According to Eurostat’s flash reading of Eurozone CPI report, the annual reading came in at +0.3% in June, meeting expectations of +0.1% and +0.1% previous.
The headline inflation had hit the lowest since June 2016 last month due to the coronavirus pandemic led reduced fuel and energy demand.
Meanwhile, the core figures steadied at +0.8% in the reported month when compared to +0.8% expectations and +0.9% previous.
Key details (via Eurostat)
“Looking at the main components of euro area inflation, food, alcohol & tobacco is expected to have the highest annual rate in June (3.1%, compared with 3.4% in May), followed by services (1.2%, compared with 1.3% in May), non-energy industrial goods (0.2%, stable compared with May) and energy (-9.4%, compared with -11.9% in May).”

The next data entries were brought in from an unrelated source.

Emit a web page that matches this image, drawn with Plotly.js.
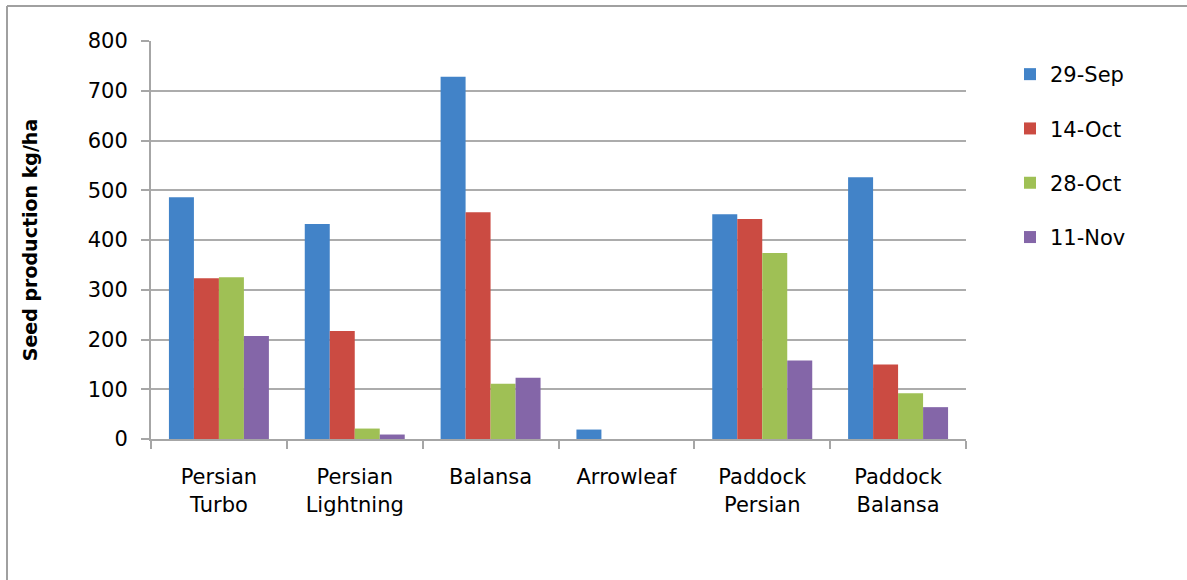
<!DOCTYPE html>
<html>
<head>
<meta charset="utf-8">
<script src="https://cdn.plot.ly/plotly-3.0.1.min.js"></script>
<style>
html,body{margin:0;padding:0;background:#fff;}
#chart{width:1187px;height:580px;}
</style>
</head>
<body>
<div id="chart"></div>
<script>
const categories = ["Persian<br>Turbo", "Persian<br>Lightning", "Balansa", "Arrowleaf", "Paddock<br>Persian", "Paddock<br>Balansa"];
const seriesNames = ["29-Sep", "14-Oct", "28-Oct", "11-Nov"];
const sep29 = [486, 432, 728, 19, 452, 526];
const oct14 = [323, 217, 456, 0, 442, 150];
const oct28 = [325, 21, 111, 0, 374, 92];
const nov11 = [207, 9, 123, 0, 158, 64];
const colors = ["#4283c8", "#cb4b42", "#9fc055", "#8466a8"];

const seriesValues = [sep29, oct14, oct28, nov11];
const traces = seriesValues.map((vals, i) => ({
  type: "bar",
  name: seriesNames[i],
  x: categories,
  y: vals,
  legendgroup: "g" + i,
  marker: {color: colors[i], line: {width: 0}},
  hoverinfo: "x+y+name"
}));

const fontFam = "'DejaVu Sans', 'Liberation Sans', sans-serif";
const L = 151, R = 221, T = 41, B = 141;
const PW = 1187 - L - R, PH = 580 - T - B;
const layout = {
  width: 1187,
  height: 580,
  margin: {l: L, r: R, t: T, b: B},
  paper_bgcolor: "#ffffff",
  plot_bgcolor: "#ffffff",
  barmode: "group",
  bargap: 0.264,
  bargroupgap: 0,
  font: {family: fontFam, size: 21, color: "#000000"},
  xaxis: {
    type: "category",
    showline: true,
    linecolor: "#a6a6a6",
    linewidth: 2,
    ticks: "outside",
    tickson: "boundaries",
    ticklen: 8,
    tickwidth: 2,
    tickcolor: "#a6a6a6",
    ticklabelstandoff: 18,
    tickfont: {family: fontFam, size: 21, color: "#000"},
    showgrid: false,
    fixedrange: true
  },
  yaxis: {
    range: [0, 800],
    dtick: 100,
    showline: true,
    linecolor: "#a6a6a6",
    linewidth: 2,
    ticks: "outside",
    ticklen: 8,
    tickwidth: 2,
    tickcolor: "#a6a6a6",
    ticklabelstandoff: 9,
    showgrid: true,
    gridcolor: "#acacac",
    gridwidth: 2,
    zeroline: false,
    tickfont: {family: fontFam, size: 21, color: "#000"},
    title: {text: "<b>Seed production kg/ha</b>", font: {family: fontFam, size: 19, color: "#000"}, standoff: 45},
    fixedrange: true
  },
  legend: {
    x: (1010 - L) / PW,
    y: (580 - B - 54) / PH,
    xanchor: "left",
    yanchor: "top",
    traceorder: "grouped",
    tracegroupgap: 24,
    font: {family: fontFam, size: 21, color: "#000"},
    itemwidth: 30,
    bgcolor: "rgba(0,0,0,0)"
  },
  shapes: [
    {type: "line", xref: "paper", yref: "paper", x0: (7 - L) / PW, x1: (1190 - L) / PW, y0: (580 - B - 6) / PH, y1: (580 - B - 6) / PH, line: {color: "#a0a0a0", width: 2}},
    {type: "line", xref: "paper", yref: "paper", x0: (7 - L) / PW, x1: (7 - L) / PW, y0: (580 - B - 6) / PH, y1: (580 - B - 585) / PH, line: {color: "#a0a0a0", width: 2}}
  ],
  showlegend: true
};

Plotly.newPlot("chart", traces, layout, {displayModeBar: false});
</script>
</body>
</html>
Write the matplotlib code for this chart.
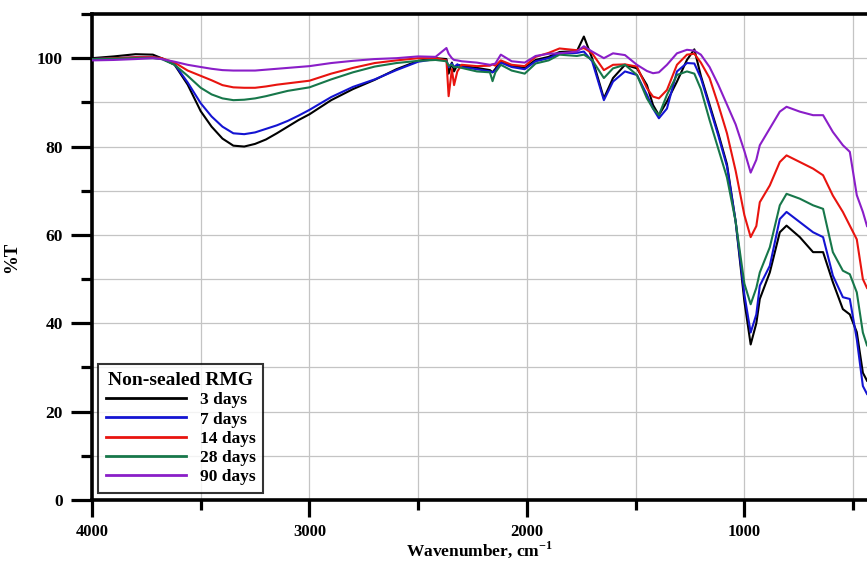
import numpy as np
import matplotlib
matplotlib.use("Agg")
import matplotlib.pyplot as plt
from matplotlib.ticker import MultipleLocator

matplotlib.rcParams['font.family'] = 'serif'
matplotlib.rcParams['font.serif'] = ['Liberation Serif', 'DejaVu Serif']
matplotlib.rcParams['font.weight'] = 'bold'
matplotlib.rcParams['mathtext.fontset'] = 'custom'
matplotlib.rcParams['mathtext.rm'] = 'Liberation Serif:bold'
matplotlib.rcParams['mathtext.bf'] = 'Liberation Serif:bold'
matplotlib.rcParams['xtick.direction'] = 'out'
matplotlib.rcParams['ytick.direction'] = 'out'

# wavenumber grid (cm-1)
wavenumber = [4000, 3900, 3800, 3720, 3680, 3620, 3560, 3500, 3450, 3400,
              3350, 3300, 3250, 3200, 3150, 3100, 3050, 3000, 2900, 2800,
              2700, 2600, 2500, 2420, 2370, 2360, 2345, 2335, 2320, 2300,
              2230, 2170, 2158, 2145, 2120, 2070, 2010, 1960, 1900, 1850,
              1770, 1738, 1700, 1646, 1604, 1549, 1494, 1448, 1420, 1393,
              1356, 1310, 1264, 1230, 1200, 1160, 1120, 1080, 1040, 1000,
              971, 945, 929, 883, 837, 806, 745, 684, 638, 593,
              547, 515, 483, 455, 436]

t_3d = [100.0, 100.4, 100.9, 100.8, 100.0, 98.5, 94.0, 88.0, 84.5, 81.8,
        80.2, 80.0, 80.6, 81.6, 83.0, 84.5, 86.0, 87.3, 90.5, 93.0,
        95.1, 97.5, 99.4, 100.0, 99.8, 96.5, 99.0, 97.0, 98.5, 98.3,
        97.8, 97.3, 96.8, 97.6, 99.3, 98.3, 97.8, 99.6, 100.3, 101.4,
        101.6, 104.9, 100.0, 90.9, 95.5, 98.5, 97.7, 93.9, 89.4, 87.1,
        90.2, 94.7, 99.6, 102.0, 96.0, 89.5, 83.0, 76.0, 63.0, 45.0,
        35.2, 40.0, 45.5, 51.5, 60.6, 62.1, 59.5, 56.1, 56.1, 49.3,
        43.2, 42.0, 38.0, 28.8, 27.0]

t_7d = [99.8, 100.0, 100.2, 100.2, 100.0, 98.6, 94.5, 89.8, 86.8, 84.5,
        83.0, 82.8, 83.2, 84.0, 84.8, 85.8, 87.0, 88.3, 91.2, 93.5,
        95.2, 97.3, 99.2, 99.8, 99.5, 98.0, 98.8, 98.0, 98.6, 98.0,
        97.5, 97.0, 96.8, 97.2, 99.0, 98.0, 97.5, 99.3, 100.0, 101.1,
        101.2, 101.5, 99.3, 90.5, 94.7, 97.0, 96.2, 91.7, 88.6, 86.4,
        88.6, 97.0, 98.9, 98.8, 95.5, 89.0, 82.5, 75.5, 63.0, 46.5,
        37.9, 42.0, 48.5, 53.0, 63.6, 65.2, 62.9, 60.6, 59.5, 50.8,
        45.9, 45.5, 36.4, 25.8, 24.0]

t_14d = [99.8, 100.0, 100.2, 100.2, 100.0, 99.0, 97.2, 96.0, 95.0, 93.9,
         93.4, 93.3, 93.3, 93.6, 94.0, 94.3, 94.6, 94.9, 96.5, 97.8,
         98.9, 99.5, 100.0, 100.0, 99.5, 91.4, 97.5, 93.9, 97.0, 98.5,
         98.2, 98.3, 98.6, 98.3, 99.5, 98.5, 98.2, 100.3, 101.2, 102.2,
         101.8, 102.3, 101.1, 97.3, 98.5, 98.6, 98.1, 93.2, 91.3, 90.9,
         92.8, 98.5, 100.8, 101.0, 99.0, 95.5, 89.5, 83.0, 74.5, 64.5,
         59.5, 62.0, 67.4, 71.2, 76.5, 78.0, 76.5, 75.0, 73.5, 68.9,
         65.2, 62.1, 59.0, 50.0, 48.0]

t_28d = [99.8, 99.9, 100.0, 100.0, 99.8, 98.5, 96.0, 93.3, 91.8, 90.9,
         90.5, 90.6, 90.9, 91.4, 92.0, 92.6, 93.0, 93.4, 95.2, 96.8,
         98.1, 98.9, 99.4, 99.6, 99.3, 98.3, 98.5, 98.0, 98.0, 97.8,
         97.0, 96.8, 94.8, 96.8, 98.5, 97.2, 96.5, 98.8, 99.5, 100.8,
         100.5, 100.8, 99.6, 95.5, 97.7, 98.5, 96.2, 90.9, 88.6, 87.1,
         91.7, 96.2, 97.0, 96.5, 93.0, 86.0, 79.5, 73.0, 63.0, 49.0,
         44.3, 48.0, 51.5, 57.2, 66.7, 69.3, 68.2, 66.7, 65.9, 56.1,
         51.9, 51.1, 47.0, 37.9, 35.0]

t_90d = [99.5, 99.6, 99.8, 100.0, 99.8, 99.2, 98.5, 98.0, 97.6, 97.3,
         97.2, 97.2, 97.2, 97.4, 97.6, 97.8, 98.0, 98.2, 98.9, 99.4,
         99.8, 100.0, 100.4, 100.3, 102.3, 101.0, 100.0, 99.6, 99.5, 99.3,
         99.0, 98.5, 98.6, 98.8, 100.8, 99.3, 99.0, 100.5, 101.0, 101.1,
         101.5, 102.7, 101.5, 100.0, 101.1, 100.7, 98.5, 97.1, 96.6, 96.8,
         98.5, 101.1, 101.9, 101.7, 100.8, 98.0, 94.0, 89.5, 85.0, 79.0,
         74.1, 77.0, 80.3, 84.1, 87.9, 89.0, 87.9, 87.1, 87.1, 83.3,
         80.3, 78.8, 69.0, 65.2, 62.0]

labels = ["3 days", "7 days", "14 days", "28 days", "90 days"]
colors = ["#000000", "#1414d2", "#e8140f", "#17774a", "#8a1ec8"]


def main():
    fig = plt.figure(figsize=(8.67, 5.63), dpi=100)
    ax = fig.add_axes([92 / 867, 63 / 563, 775 / 867, 486 / 563])

    for y, lab, c in zip([t_3d, t_7d, t_14d, t_28d, t_90d], labels, colors):
        ax.plot(wavenumber, y, color=c, lw=1.5, label=lab, zorder=3)

    ax.set_xlim(4000, 436)
    ax.set_ylim(0, 110)
    ax.xaxis.set_major_locator(MultipleLocator(1000))
    ax.xaxis.set_minor_locator(MultipleLocator(500))
    ax.yaxis.set_major_locator(MultipleLocator(20))
    ax.yaxis.set_minor_locator(MultipleLocator(10))
    ax.grid(True, which='both', color='#c4c4c4', lw=0.9, zorder=0)

    # *** spines ***
    for s in ['left', 'bottom', 'top']:
        ax.spines[s].set_linewidth(2.6)
    ax.spines['right'].set_visible(False)

    ax.tick_params(which='major', length=15, width=2.3, labelsize=12.5, pad=6)
    ax.tick_params(which='minor', length=8, width=2.3)
    ax.tick_params(axis='x', which='major', length=12, pad=5, labelsize=12)
    ax.tick_params(axis='x', which='minor', length=7)

    ax.set_xlabel(r"Wavenumber, cm$^{-1}$", fontsize=12.5, fontweight='bold', labelpad=0)
    ax.set_ylabel("%T", fontsize=13.5, fontweight='bold', labelpad=12)

    leg = ax.legend(loc='lower left', bbox_to_anchor=(0.008, 0.014), borderaxespad=0,
                    title="Non-sealed RMG", fontsize=12.5, title_fontsize=14,
                    frameon=True, fancybox=False, edgecolor='black',
                    handlelength=4.6, handletextpad=0.8, labelspacing=0.18,
                    borderpad=0.45)
    leg.get_frame().set_linewidth(1.5)
    leg.get_title().set_fontweight('bold')
    leg.set_zorder(5)
    for line in leg.get_lines():
        line.set_linewidth(2.0)

    fig.savefig("out.png", dpi=100)


if __name__ == "__main__":
    main()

The Eurozone inflation report comes a day after the German Prelim CPI data was released, which showed that the German consumer price inflation accelerated by 0.8% in June and moved a tad closer to the European Central Bank’s (ECB) rate target of just under 2% for the Eurozone as a whole.
The acceleration in the headline Eurozone inflation figure fails to impress the EUR bulls, as EUR/USD keeps its range around 1.1220, down 0.20% on the day. The souring risk sentiment boosts the greenback at the expense of the single currency.